Syria’s eastern region is a theater of ongoing military operations aimed at controlling large areas of agricultural land, borders and, most importantly, oil. Between Hassakeh, Raqqa and Deir el-Zour there are ongoing battles between Syrian troops and gunmen. The presence and practices of the Islamic State of Iraq and al-Sham (ISIS) in the region have changed the situation and threaten to ignite a battle that will be tough on all parties.
Deir el-Zour is the largest province in the eastern region, stretching from the desert to the Iraqi border in the east. The Euphrates River, the primary lifeblood of Deir el-Zour city and its countryside, cuts through the province. Gunmen control several locations in the countryside and part of the city. They control the main roads, except the one linking the city to Palmyra, and from there to Homs and Damascus.
In Deir el-Zour, Islamist factions use “Sharia committees” to control most agricultural sites and several factories, as well as oil and gas sites. Perhaps that’s the reason behind the recent clashes between them and ISIS.
The Syrian armed opposition can be described as a triangle whose sides are Jabhat al-Nusra, the Islamic Front and Jabhat al-Asala wal Tanmiya. Jabhat al-Nusra is the strongest of the three and the one with the most presence. It gets a lot of support, especially from the countryside. Jabhat al-Nusra is also considered the backbone of the “Sharia committees,” which conduct civilian affairs in areas under their control. Jabhat al-Nusra has lately attracted a large number of fighters.
The Islamic Front, especially Ahrar al-Sham (because the rest of the factions seem to have a weak presence), is focusing on preparing military operations. Jabhat al-Asala wal Tanmiya is one of the triangle’s sides and consists of several brigades, the most important of which is Bashaer al-Nasr. A few months ago, the Ahl al-Athr and Liwa Ahl al-Sunna split from that group to form Jabhat Ahl al-Sunna wal Jamaa.
ISIS fighters are few in the province, and are concentrated in specific areas where some tribes and battalions have remained loyal. ISIS’s presence is concentrated in the rural east and along the Iraqi border. ISIS has not had any role in military operations, with the exception of what they called “the invasion of good in the state of goodness.” That operation failed to reach the oil fields or the military airport, which is still in the Syrian army’s grip.
It was interesting that ISIS targeted Ahrar al-Sham with a suicide bomber in Mayadin in the countryside and that ISIS seized a Jabhat al-Nusra site, gas plants and a grain mill. That signaled the start of ISIS’s expansion in the region. Opposition sources assert that the battle will start soon because the worst has already happened with a series of bombings, the rejection of the umma initiative and al-Qaeda’s repudiation of ISIS, which gave a green light to fight ISIS.
The lesson of Raqqa: It will be harsh on everyone
The recent Raqqa battles were a harsh lesson by ISIS for the various armed groups.

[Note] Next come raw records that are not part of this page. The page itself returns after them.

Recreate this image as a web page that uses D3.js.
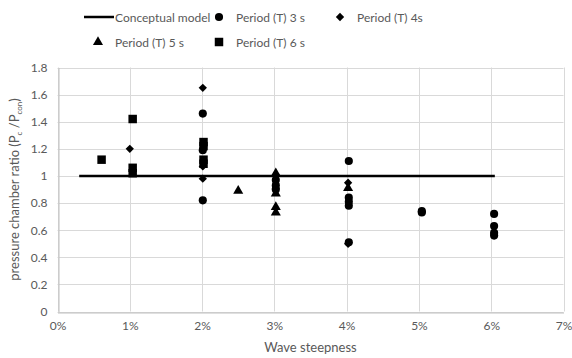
<!DOCTYPE html>
<html>
<head>
<meta charset="utf-8">
<script src="https://cdn.jsdelivr.net/npm/d3@7"></script>
<style>
  html, body { margin: 0; padding: 0; background: #fff; }
  text { font-family: Lato, "Noto Sans", sans-serif; fill: #595959; }
</style>
</head>
<body>
<svg id="chart" width="572" height="358"></svg>
<script>
// Wave steepness (as fraction) and pressure chamber ratio per wave period
const t3Steepness = [0.0201, 0.0201, 0.0201, 0.0302, 0.0302, 0.0302, 0.0403, 0.0403, 0.0403, 0.0403, 0.0403, 0.0504, 0.0504, 0.0604, 0.0604, 0.0604, 0.0604];
const t3Ratio     = [1.46, 1.19, 0.82, 0.97, 0.93, 0.90, 1.11, 0.84, 0.81, 0.78, 0.51, 0.74, 0.73, 0.72, 0.63, 0.58, 0.56];

const t4Steepness = [0.0100, 0.0201, 0.0201, 0.0201, 0.0302, 0.0302, 0.0402, 0.0402];
const t4Ratio     = [1.20, 1.65, 1.07, 0.98, 1.00, 0.91, 0.95, 0.50];

const t5Steepness = [0.0250, 0.0302, 0.0302, 0.0302, 0.0302, 0.0402];
const t5Ratio     = [0.89, 1.02, 0.87, 0.77, 0.73, 0.91];

const t6Steepness = [0.0061, 0.0104, 0.0104, 0.0104, 0.0202, 0.0202, 0.0202, 0.0202];
const t6Ratio     = [1.12, 1.42, 1.06, 1.02, 1.25, 1.22, 1.12, 1.09];

// Conceptual model: constant ratio of 1
const modelSteepness = [0.003, 0.0605];
const modelRatio     = [1, 1];

const xTicks = [0, 0.01, 0.02, 0.03, 0.04, 0.05, 0.06, 0.07];
const yTicks = [0, 0.2, 0.4, 0.6, 0.8, 1, 1.2, 1.4, 1.6, 1.8];

const svg = d3.select("#chart");
const margin = { left: 57.5, right: 8.5, top: 67.5, bottom: 46.5 };
const W = 572, H = 358;

const x = d3.scaleLinear().domain([0, 0.07]).range([margin.left, W - margin.right]);
const y = d3.scaleLinear().domain([0, 1.8]).range([H - margin.bottom, margin.top]);

// gridlines
const grid = svg.append("g");
grid.selectAll("line.h").data(yTicks).join("line")
  .attr("x1", x(0)).attr("x2", x(0.07))
  .attr("y1", d => Math.round(y(d)) + 0.5).attr("y2", d => Math.round(y(d)) + 0.5)
  .attr("stroke", "#d9d9d9").attr("stroke-width", 1);
grid.selectAll("line.v").data(xTicks).join("line")
  .attr("y1", y(0)).attr("y2", y(1.8))
  .attr("x1", d => Math.round(x(d)) + 0.5).attr("x2", d => Math.round(x(d)) + 0.5)
  .attr("stroke", "#d9d9d9").attr("stroke-width", 1);

// axes
const xAxis = d3.axisBottom(x).tickValues(xTicks).tickFormat(d3.format(".0%")).tickSize(0).tickPadding(9);
svg.append("g").attr("transform", `translate(0,${Math.round(y(0)) + 0.5})`).call(xAxis)
  .call(g => g.select(".domain").attr("stroke", "#bfbfbf"))
  .call(g => g.selectAll("text").style("font-size", "12px").attr("fill", "#595959"));

const yAxis = d3.axisLeft(y).tickValues(yTicks).tickFormat(d => d3.format("")(+d.toFixed(1))).tickSize(0).tickPadding(11);
svg.append("g").attr("transform", `translate(${Math.round(x(0)) + 0.5},0)`).call(yAxis)
  .call(g => g.select(".domain").attr("stroke", "#bfbfbf"))
  .call(g => g.selectAll("text").style("font-size", "12px").attr("fill", "#595959"));

// axis titles
svg.append("text").attr("x", (x(0) + x(0.07)) / 2).attr("y", 352)
  .attr("text-anchor", "middle").style("font-size", "13px").text("Wave steepness");

const yt = svg.append("text").attr("transform", `translate(19,${(y(0) + y(1.8)) / 2}) rotate(-90)`)
  .attr("text-anchor", "middle").style("font-size", "13px");
yt.append("tspan").text("pressure chamber ratio (P");
yt.append("tspan").attr("dy", 3).style("font-size", "8px").text("c");
yt.append("tspan").attr("dy", -3).text(" /P");
yt.append("tspan").attr("dy", 3).style("font-size", "8px").text("con");
yt.append("tspan").attr("dy", -3).text(")");

// conceptual model line
svg.append("path")
  .attr("d", d3.line().x((d, i) => x(modelSteepness[i])).y((d, i) => y(modelRatio[i]))(modelRatio))
  .attr("stroke", "#000").attr("stroke-width", 2.5).attr("fill", "none");

// scatter series
const series = [
  { sx: t3Steepness, sy: t3Ratio, shape: d3.symbolCircle, size: 52 },
  { sx: t4Steepness, sy: t4Ratio, shape: d3.symbolDiamond2, size: 44 },
  { sx: t5Steepness, sy: t5Ratio, shape: d3.symbolTriangle, size: 44 },
  { sx: t6Steepness, sy: t6Ratio, shape: d3.symbolSquare, size: 72 }
];
series.forEach(s => {
  svg.append("g").selectAll("path").data(s.sy).join("path")
    .attr("d", d3.symbol().type(s.shape).size(s.size))
    .attr("transform", (d, i) => `translate(${x(s.sx[i])},${y(d)})`)
    .attr("fill", "#000");
});

// legend
const legend = svg.append("g").style("font-size", "12px");
legend.append("line").attr("x1", 84).attr("x2", 114).attr("y1", 17).attr("y2", 17)
  .attr("stroke", "#000").attr("stroke-width", 2.5);
legend.append("text").attr("x", 115).attr("y", 21.5).text("Conceptual model");
const legItems = [
  { shape: d3.symbolCircle, size: 52, cx: 219, cy: 17, tx: 236, label: "Period (T) 3 s" },
  { shape: d3.symbolDiamond2, size: 44, cx: 340, cy: 17, tx: 357, label: "Period (T) 4s" },
  { shape: d3.symbolTriangle, size: 44, cx: 98, cy: 42, tx: 115, label: "Period (T) 5 s" },
  { shape: d3.symbolSquare, size: 72, cx: 219, cy: 42, tx: 236, label: "Period (T) 6 s" }
];
legItems.forEach(it => {
  legend.append("path").attr("d", d3.symbol().type(it.shape).size(it.size)())
    .attr("transform", `translate(${it.cx},${it.cy})`).attr("fill", "#000");
  legend.append("text").attr("x", it.tx).attr("y", it.cy + 4.5).text(it.label);
});
</script>
</body>
</html>
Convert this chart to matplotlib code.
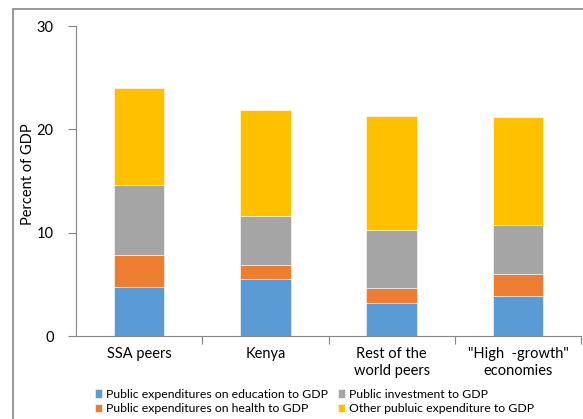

Various weapons were used, from tank artillery, as happened at the Tal Abyad border crossing, to sending car bombs and suicide bombers against Jabhat al-Nusra and the Islamic Front.
But the primary concern is about two points. First is the Syrian forces’ advance after the siege on the 17th Division was lifted, making it possible to start a battle to recover the province, which has been outside government control for nearly a year. That battle, against an opponent that uses suicide bombings and random bombings, will not be easy.
The second point is about the danger of the Euphrates Dam collapsing. Despite all the battles, the dam has not been touched. But according to activists in the region, ISIS may decide to blow it up, which will result in a water disaster that will devastate large tracts of agricultural areas on the banks of the Euphrates River.
The Kurdish card
Perhaps one of the biggest ironies in the eastern area’s military scene is that various armed factions have united against the Kurdish forces, specifically the People's Protection Units (YPG) in the north of Hassakeh. This is clear in the context of the confrontations in the north of the region and in Kurdish villages and towns. But the battles have been less intense than before, when the factions, including ISIS, didn’t hesitate to target any gathering in these areas. Jihadist groups have accused the YPG and the Democratic Union Party of partnering with the Syrian regime and of seeking to fight all the opposition factions.
Still, the regime retains wide control in Hassakeh city and in the city of Qamishli. That means, according to the jihadist groups, there’s an implicit alliance between the Kurds and the regime to defeat the opposition fighters. But the confrontation is deferred because the priority for ISIS is to get rid of all the oppositionists who are still fighting ISIS.
Meanwhile, the Syrian Observatory for Human Rights said in a statement that “barrel bombs are still falling on the city of Aleppo and its environs for the third week in a row.”